Insecurity Through (not very) Obscurity

Hello.

I am conducting security research into dating and encounter apps because I want to see how the latest and greatest of them handle their users’ privacy. Bugs and vulnerabilities that I may or may not have found in the wild will first appear in a hypothetical post in this blog. Once these things that may or may not exist have been disclosed, a more thorough write-up will occur elsewhere.

For now, I’m just trying to gracefully relate what I do on the daily to my friends and family.

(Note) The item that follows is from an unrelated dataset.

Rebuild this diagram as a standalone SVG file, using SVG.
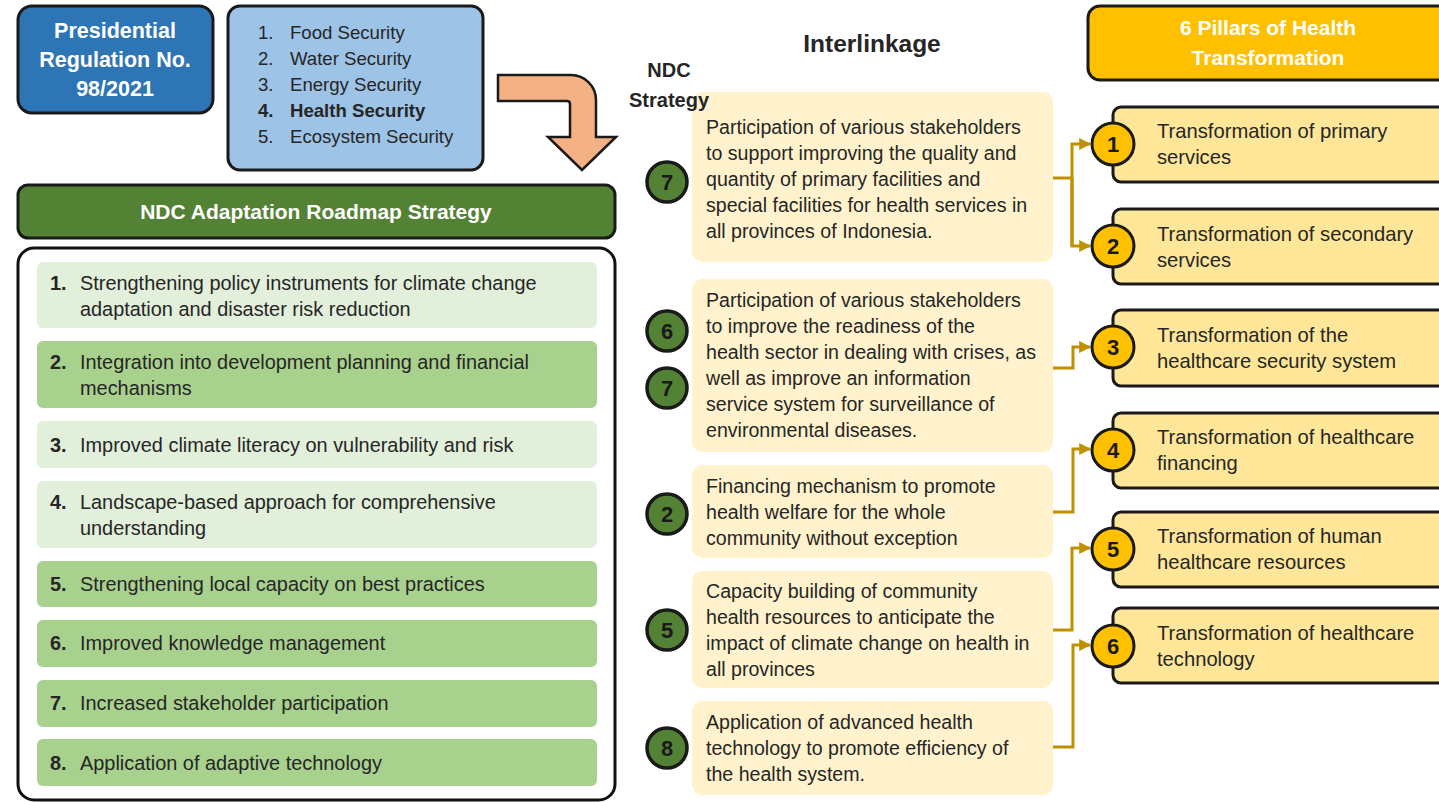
<svg xmlns="http://www.w3.org/2000/svg" width="1439" height="802" viewBox="0 0 1439 802">
<defs>
<style>
text{font-family:"Liberation Sans",Arial,sans-serif;fill:#262626}
.b{font-weight:bold}
.w{fill:#fff}
.t19{font-size:19.6px}
.pt{font-size:20.2px}
.sec{font-size:18.6px}
.it{font-size:19.9px}
.box{stroke:#1a1a1a;stroke-width:3}
.lt{fill:#e2efda}
.dk{fill:#a9d18e}
.il{fill:#fff2cc}
.pil{fill:#ffe699;stroke:#1a1a1a;stroke-width:3}
.pc{fill:#ffc000;stroke:#1a1a1a;stroke-width:3}
.gc{fill:#548235;stroke:#1a1a1a;stroke-width:3.5}
.num{font-size:22px;font-weight:bold;text-anchor:middle;fill:#1a1a1a}
.con{fill:none;stroke:#bf9000;stroke-width:3}
</style>
<marker id="ah" viewBox="0 0 10 10" refX="9" refY="5" markerWidth="4" markerHeight="4" orient="auto" markerUnits="strokeWidth">
<path d="M0,0 L10,5 L0,10 Z" fill="#bf9000"/>
</marker>
</defs>
<rect width="1439" height="802" fill="#fff"/>

<g id="presidential">
<rect x="18" y="6" width="195" height="107" rx="14" fill="#2e75b6" class="box"/>
<text class="b w" font-size="21.5" text-anchor="middle"><tspan x="115" y="38">Presidential</tspan><tspan x="115" y="67">Regulation No.</tspan><tspan x="115" y="96">98/2021</tspan></text>
</g>

<g id="security-list">
<rect x="228" y="6" width="255" height="164" rx="12" fill="#9dc3e6" class="box"/>
<text class="sec"><tspan x="258" y="39">1.</tspan><tspan x="290" y="39">Food Security</tspan></text>
<text class="sec"><tspan x="258" y="65">2.</tspan><tspan x="290" y="65">Water Security</tspan></text>
<text class="sec"><tspan x="258" y="91">3.</tspan><tspan x="290" y="91">Energy Security</tspan></text>
<text class="sec b"><tspan x="258" y="117">4.</tspan><tspan x="290" y="117">Health Security</tspan></text>
<text class="sec"><tspan x="258" y="143">5.</tspan><tspan x="290" y="143">Ecosystem Security</tspan></text>
</g>

<g id="bent-arrow">
<path d="M498,75 H571 A25,25 0 0 1 596,100 V137 H616 L582,170 L548,137 H570 V104 Q570,101 567,101 H498 Z" fill="#f4b183" stroke="#1a1a1a" stroke-width="2.5" stroke-linejoin="miter"/>
</g>

<g id="interlinkage-title">
<text class="b" font-size="24.5" text-anchor="middle" x="872" y="52">Interlinkage</text>
</g>

<g id="pillars-header">
<rect x="1088" y="6" width="370" height="74" rx="12" fill="#ffc000" class="box"/>
<text class="b w" font-size="21" text-anchor="middle"><tspan x="1268" y="35">6 Pillars of Health</tspan><tspan x="1268" y="65">Transformation</tspan></text>
</g>

<g id="ndc-header">
<rect x="18" y="185" width="597" height="53" rx="10" fill="#548235" class="box"/>
<text class="b w" font-size="21" text-anchor="middle" x="316" y="219">NDC Adaptation Roadmap Strategy</text>
</g>

<g id="ndc-list">
<rect x="18" y="248" width="597" height="552" rx="16" fill="#fff" stroke="#111" stroke-width="3"/>
<g id="item1"><rect x="37" y="262" width="560" height="66" rx="6" class="lt"/>
<text class="it"><tspan x="50" y="290" class="b">1.</tspan><tspan x="80" y="290">Strengthening policy instruments for climate change</tspan><tspan x="80" y="316">adaptation and disaster risk reduction</tspan></text></g>
<g id="item2"><rect x="37" y="341" width="560" height="67" rx="6" class="dk"/>
<text class="it"><tspan x="50" y="369" class="b">2.</tspan><tspan x="80" y="369">Integration into development planning and financial</tspan><tspan x="80" y="395">mechanisms</tspan></text></g>
<g id="item3"><rect x="37" y="421" width="560" height="47" rx="6" class="lt"/>
<text class="it"><tspan x="50" y="452" class="b">3.</tspan><tspan x="80" y="452">Improved climate literacy on vulnerability and risk</tspan></text></g>
<g id="item4"><rect x="37" y="481" width="560" height="67" rx="6" class="lt"/>
<text class="it"><tspan x="50" y="509" class="b">4.</tspan><tspan x="80" y="509">Landscape-based approach for comprehensive</tspan><tspan x="80" y="535">understanding</tspan></text></g>
<g id="item5"><rect x="37" y="561" width="560" height="46" rx="6" class="dk"/>
<text class="it"><tspan x="50" y="591" class="b">5.</tspan><tspan x="80" y="591">Strengthening local capacity on best practices</tspan></text></g>
<g id="item6"><rect x="37" y="620" width="560" height="47" rx="6" class="dk"/>
<text class="it"><tspan x="50" y="650" class="b">6.</tspan><tspan x="80" y="650">Improved knowledge management</tspan></text></g>
<g id="item7"><rect x="37" y="680" width="560" height="47" rx="6" class="dk"/>
<text class="it"><tspan x="50" y="710" class="b">7.</tspan><tspan x="80" y="710">Increased stakeholder participation</tspan></text></g>
<g id="item8"><rect x="37" y="739" width="560" height="47" rx="6" class="dk"/>
<text class="it"><tspan x="50" y="770" class="b">8.</tspan><tspan x="80" y="770">Application of adaptive technology</tspan></text></g>
</g>

<g id="interlink-a">
<rect x="692" y="92" width="361" height="170" rx="10" class="il"/>
<text class="t19"><tspan x="706" y="134">Participation of various stakeholders</tspan><tspan x="706" y="160">to support improving the quality and</tspan><tspan x="706" y="186">quantity of primary facilities and</tspan><tspan x="706" y="212">special facilities for health services in</tspan><tspan x="706" y="238">all provinces of Indonesia.</tspan></text>
<circle cx="667" cy="182" r="20" class="gc"/><text class="num" x="667" y="190">7</text>
</g>

<g id="ndc-strategy-label">
<text class="b" font-size="20" text-anchor="middle" fill="#000"><tspan x="669" y="77">NDC</tspan><tspan x="669" y="107">Strategy</tspan></text>
</g>

<g id="interlink-b">
<rect x="692" y="279" width="361" height="173" rx="10" class="il"/>
<text class="t19"><tspan x="706" y="307">Participation of various stakeholders</tspan><tspan x="706" y="333">to improve the readiness of the</tspan><tspan x="706" y="359">health sector in dealing with crises, as</tspan><tspan x="706" y="385">well as improve an information</tspan><tspan x="706" y="411">service system for surveillance of</tspan><tspan x="706" y="437">environmental diseases.</tspan></text>
<circle cx="667" cy="331" r="20" class="gc"/><text class="num" x="667" y="339">6</text>
<circle cx="667" cy="388" r="20" class="gc"/><text class="num" x="667" y="396">7</text>
</g>

<g id="interlink-c">
<rect x="692" y="465" width="361" height="93" rx="10" class="il"/>
<text class="t19"><tspan x="706" y="493">Financing mechanism to promote</tspan><tspan x="706" y="519">health welfare for the whole</tspan><tspan x="706" y="545">community without exception</tspan></text>
<circle cx="667" cy="514" r="20" class="gc"/><text class="num" x="667" y="522">2</text>
</g>

<g id="interlink-d">
<rect x="692" y="571" width="361" height="117" rx="10" class="il"/>
<text class="t19"><tspan x="706" y="598">Capacity building of community</tspan><tspan x="706" y="624">health resources to anticipate the</tspan><tspan x="706" y="650">impact of climate change on health in</tspan><tspan x="706" y="676">all provinces</tspan></text>
<circle cx="667" cy="630" r="20" class="gc"/><text class="num" x="667" y="638">5</text>
</g>

<g id="interlink-e">
<rect x="692" y="701" width="361" height="94" rx="10" class="il"/>
<text class="t19"><tspan x="706" y="729">Application of advanced health</tspan><tspan x="706" y="755">technology to promote efficiency of</tspan><tspan x="706" y="781">the health system.</tspan></text>
<circle cx="667" cy="748" r="20" class="gc"/><text class="num" x="667" y="756">8</text>
</g>

<g id="connectors">
<path class="con" d="M1053,178 H1072"/>
<path class="con" d="M1072,246 V144 H1090" marker-end="url(#ah)"/>
<path class="con" d="M1072,178 V246 H1090" marker-end="url(#ah)"/>
<path class="con" d="M1053,368 H1073 V347 H1090" marker-end="url(#ah)"/>
<path class="con" d="M1053,512 H1073 V449 H1090" marker-end="url(#ah)"/>
<path class="con" d="M1053,630 H1072 V548 H1090" marker-end="url(#ah)"/>
<path class="con" d="M1053,747 H1073 V645 H1090" marker-end="url(#ah)"/>
</g>

<g id="pillar1">
<rect x="1113" y="107" width="340" height="75" rx="8" class="pil"/>
<circle cx="1113" cy="144" r="21" class="pc"/><text class="num" x="1113" y="152">1</text>
<text class="pt"><tspan x="1157" y="138">Transformation of primary</tspan><tspan x="1157" y="164">services</tspan></text>
</g>
<g id="pillar2">
<rect x="1113" y="209" width="340" height="75" rx="8" class="pil"/>
<circle cx="1113" cy="246" r="21" class="pc"/><text class="num" x="1113" y="254">2</text>
<text class="pt"><tspan x="1157" y="241">Transformation of secondary</tspan><tspan x="1157" y="267">services</tspan></text>
</g>
<g id="pillar3">
<rect x="1113" y="310" width="340" height="76" rx="8" class="pil"/>
<circle cx="1113" cy="347" r="21" class="pc"/><text class="num" x="1113" y="355">3</text>
<text class="pt"><tspan x="1157" y="342">Transformation of the</tspan><tspan x="1157" y="368">healthcare security system</tspan></text>
</g>
<g id="pillar4">
<rect x="1113" y="413" width="340" height="75" rx="8" class="pil"/>
<circle cx="1113" cy="450" r="21" class="pc"/><text class="num" x="1113" y="458">4</text>
<text class="pt"><tspan x="1157" y="444">Transformation of healthcare</tspan><tspan x="1157" y="470">financing</tspan></text>
</g>
<g id="pillar5">
<rect x="1113" y="512" width="340" height="75" rx="8" class="pil"/>
<circle cx="1113" cy="549" r="21" class="pc"/><text class="num" x="1113" y="557">5</text>
<text class="pt"><tspan x="1157" y="543">Transformation of human</tspan><tspan x="1157" y="569">healthcare resources</tspan></text>
</g>
<g id="pillar6">
<rect x="1113" y="608" width="340" height="75" rx="8" class="pil"/>
<circle cx="1113" cy="646" r="21" class="pc"/><text class="num" x="1113" y="654">6</text>
<text class="pt"><tspan x="1157" y="640">Transformation of healthcare</tspan><tspan x="1157" y="666">technology</tspan></text>
</g>
</svg>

To begin, I’d like to show you my setup to provide some sense of what I look like when I work. Here’s my home “office”, where I’ve so professionally labeled what I’m using!

My throne

  1. Here’s the mobile phone I’m using to test Android apps. It’s a Google Pixel 3a, which I chose because they are very easy to get admin or “root” access on. Anything I do on the phone application, whether it’s pressing buttons, logging in, updating profile information, or anything else in the app, will usually send a message out to the application’s servers somewhere in the internet. It is the application server’s job to process that message and respond with another message that will be returned to the phone, usually indicating that whatever I tried to do was successful.

  2. My laptop, with the Burp Suite proxy open. A proxy is a way to intercept messages that are going to and from the phone. Before going out to the application server, the messages to and from my phone must pass through my proxy, where I will be able to read and modify the messages. This is important because it allows whoever is in control of the proxy to send and receive these message in ways that the application engineer did not intend.

  3. Represented here by the TV that I have set up too close to (don’t worry, I’m rarely watching it, I just like to have horror movies on while I work) is the public internet and the application servers. Messages that I have read or modified in my proxy will then be passed to the application servers which exist across the public internet. When the servers respond to my phone, their message must travel in reverse, passing through my proxy (2) again before they return to my phone (1).

Next, I will establish context for what I was looking for when I found this vulnerability that allowed me to access private pictures. Unfortunately, developer oversight and market incentives lead to three very common weaknesses in a lot of applications. Those weaknesses include….

Weakness A: Reliance on Certificate Pinning to Ensure Messages Aren’t Modified in Transit.

Basically, my phone will check on traffic that it thinks is returned from the application servers for an unguessable “certificate”. If the message does not bear the proper certificate, then my phone will not establish a connection to the app servers and won’t interact with them. This is obviously bad for research because this means I can’t view and modify traffic normally in my proxy, as messages returned from my proxy to the phone will have a certificate from my proxy, and not from the application servers.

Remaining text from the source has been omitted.